At the risk of creating an international crisis, Wolfe and Archie secretly pursue clues to the murder by illegally entering Montenegro. What makes this mystery interesting is that Stout uses the politics of the 1950s to enhance credibility and integrity in his writing. Stout shows the enmity felt by some Montenegrins toward three political realities of the 1950s; e.g. existence of the Iron Curtain, Tito’s brand of socialist communism, and neighboring communist country interference in Montenegro.
Wolfe is nearly arrested by a local police commander in a Montenegrin town. The police commander is a Tito sympathizer willing to use a covert agent to kill American supporters of the Nationalist’s rebellion. Wolfe hoodwinks the police commander into transporting the murderer of his childhood friend back to the United States.
There are many vignettes that reveal the complex political situation in Yugoslavia during the 1950s. Albania is essentially acting as a surrogate for Russia in torturing Montenegrin nationalists and socialists that resist Russian influence. The Albanians are neither liked by Tito’s public officials nor the nationalist rebels. The nationalist rebels are so victimized by Tito’s repressive laws that they trust no one except their immediate family.

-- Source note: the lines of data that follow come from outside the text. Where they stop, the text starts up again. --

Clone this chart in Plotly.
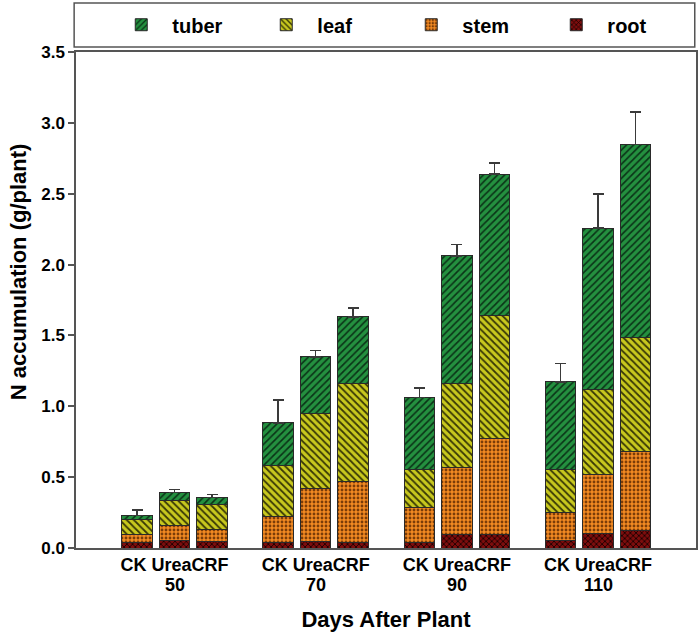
import plotly.graph_objects as go

days = ['50', '70', '90', '110']
treatments = ['CK', 'Urea', 'CRF']

# N accumulation per organ, order per day: CK, Urea, CRF
root = [0.042, 0.056, 0.049,
        0.040, 0.049, 0.042,
        0.042, 0.094, 0.092,
        0.056, 0.104, 0.127]
stem = [0.052, 0.104, 0.080,
        0.179, 0.370, 0.424,
        0.243, 0.471, 0.678,
        0.193, 0.412, 0.556]
leaf = [0.106, 0.177, 0.179,
        0.362, 0.530, 0.697,
        0.271, 0.595, 0.871,
        0.307, 0.605, 0.805]
tuber = [0.028, 0.056, 0.047,
         0.302, 0.400, 0.468,
         0.506, 0.902, 0.998,
         0.616, 1.137, 1.358]
err = [0.040, 0.020, 0.024,
       0.160, 0.045, 0.064,
       0.066, 0.078, 0.078,
       0.130, 0.240, 0.230]

# bar positions: group index plus offset of treatment inside the group
bar_step = 0.2655
x = [g + (t - 1) * bar_step for g in range(len(days)) for t in range(len(treatments))]

layers = [
    ('root', root, '#7d0d0d', '#1a0000', 'x', 4, 0.4),
    ('stem', stem, '#f28a22', '#7a3c08', '.', 4, 0.4),
    ('leaf', leaf, '#c8c81e', '#383805', '\\', 5, 0.35),
    ('tuber', tuber, '#24903f', '#0a3317', '/', 5, 0.33),
]

nb = '\u00a0'
fig = go.Figure()
for name, vals, bg, fg, shape, size, solid in layers:
    fig.add_trace(go.Bar(
        x=x, y=vals, name=nb * 2 + name, width=0.216,
        marker=dict(color=bg, line=dict(color='#2a2a2a', width=1),
                    pattern=dict(shape=shape, bgcolor=bg, fgcolor=fg,
                                 size=size, solidity=solid, fillmode='replace')),
        error_y=dict(type='data', array=err, arrayminus=[0] * len(err), symmetric=False,
                     color='#3a3a3a', thickness=1.5, width=5.5) if name == 'tuber' else None,
    ))

font = 'Liberation Sans, Arial, sans-serif'
bold = dict(family=font, weight='bold', color='black')

# day numbers under the treatment labels
for g, d in enumerate(days):
    fig.add_annotation(x=g, y=-0.0755, xref='x', yref='paper', text=d, showarrow=False,
                       xanchor='center', yanchor='middle', borderpad=0, font=dict(size=18, **bold))

fig.add_annotation(x=-0.0935, y=0.556, xref='paper', yref='paper', text='N accumulation (g/plant)',
                   textangle=-90, showarrow=False, xanchor='center', yanchor='middle',
                   font=dict(size=22, **bold))

fig.update_layout(
    width=699, height=632,
    barmode='stack',
    plot_bgcolor='white', paper_bgcolor='white',
    margin=dict(l=76, r=3, t=52, b=84, autoexpand=False),
    font=dict(family=font, color='black'),
    showlegend=True,
    legend=dict(orientation='h', traceorder='reversed', x=0.073, xanchor='left',
                y=1.055, yanchor='middle', font=dict(size=20, **bold),
                entrywidth=100, entrywidthmode='pixels', bgcolor='rgba(0,0,0,0)'),
    shapes=[dict(type='rect', xref='paper', yref='paper', x0=-0.003, x1=0.998,
                 y0=1.010, y1=1.099, line=dict(color='#555555', width=1.5))],
)
fig.update_xaxes(
    range=[-0.698, 3.694],
    tickvals=list(range(len(days))),
    ticktext=['CK UreaCRF'] * len(days),
    ticks='', showgrid=False, zeroline=False, ticklabelstandoff=0,
    showline=True, mirror=True, linecolor='#555555', linewidth=1.5,
    tickfont=dict(size=18, **bold),
    title=dict(text='Days After Plant', font=dict(size=22, **bold), standoff=38),
)
fig.update_yaxes(
    range=[0, 3.5], dtick=0.5, tickformat='.1f',
    ticks='outside', ticklen=6, tickcolor='#555555', tickwidth=1.5,
    showgrid=False, zeroline=False,
    showline=True, mirror=True, linecolor='#555555', linewidth=1.5,
    tickfont=dict(size=17, **bold),
)

fig.write_html('out.html', config={'displayModeBar': False},
               post_script="document.body.style.margin='0';")
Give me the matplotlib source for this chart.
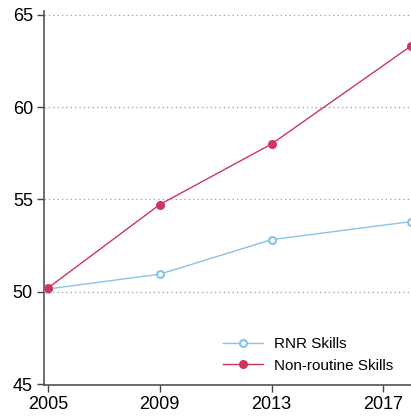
import matplotlib.pyplot as plt

plt.rcParams["font.family"] = ["Liberation Sans", "DejaVu Sans"]

years = [2005, 2009, 2013, 2018]
rnr_skills = [50.15, 50.95, 52.82, 53.8]
nonroutine_skills = [50.2, 54.72, 58.0, 63.32]
yticks = [45, 50, 55, 60, 65]
xticks = [2005, 2009, 2013, 2017]

blue = "#86c3ea"
red = "#cf3560"

fig = plt.figure(figsize=(4.11, 4.2), dpi=100)
ax = fig.add_axes([44 / 411, 35 / 420, 1 - 44 / 411 + 0.001, 374 / 420])

ax.plot(years, rnr_skills, color=blue, lw=1.0, marker="o", ms=5,
        mfc="white", mec=blue, mew=1.5, label="RNR Skills", clip_on=False, zorder=3)
ax.plot(years, nonroutine_skills, color=red, lw=1.0, marker="o", ms=5.5,
        mfc=red, mec=red, label="Non-routine Skills", clip_on=False, zorder=3)

ax.set_xlim(2004.86, 2018.0)
ax.set_ylim(44.95, 65.2)
ax.set_yticks(yticks)
ax.set_xticks(xticks)
ax.tick_params(labelsize=13, length=5, width=1.0, color="#444444", pad=3)
for y in yticks:
    ax.axhline(y, color="#999999", lw=0.9, ls=(0, (1, 2.5)), zorder=1)

for s in ["top", "right"]:
    ax.spines[s].set_visible(False)
for s in ["left", "bottom"]:
    ax.spines[s].set_color("#555555")
    ax.spines[s].set_linewidth(1.2)

ax.legend(loc="lower right", frameon=False, fontsize=11, handlelength=2.6,
          handletextpad=0.7, borderaxespad=0.2, bbox_to_anchor=(0.975, 0.008))

fig.savefig("out.png", dpi=100)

Torture and murder are accepted behavior by all sides of the conflict.
Stout, through the character of Nero Wolfe, shows the face of an idealized American who does whatever it takes to right a wrong, but only within defined ethical boundaries. Wolfe insists on rule-of-law for judgment of criminals. There is no Wolfe’ vigilantism. There is no torture for confession of murder. There is no communist baiting; even when McCarthyism is at its peak in America. There is only justice proscribed by rule-of-law. Wolfe has the opportunity to kill his friend’s murderer but chooses to have him returned to the United States for trial.
“The Black Mountain” is an entertaining mystery; expertly narrated by Michael Prichard. It is a story that will make some interested in more tales of the rotund American hero and his witty, deadly fellow crime fighter.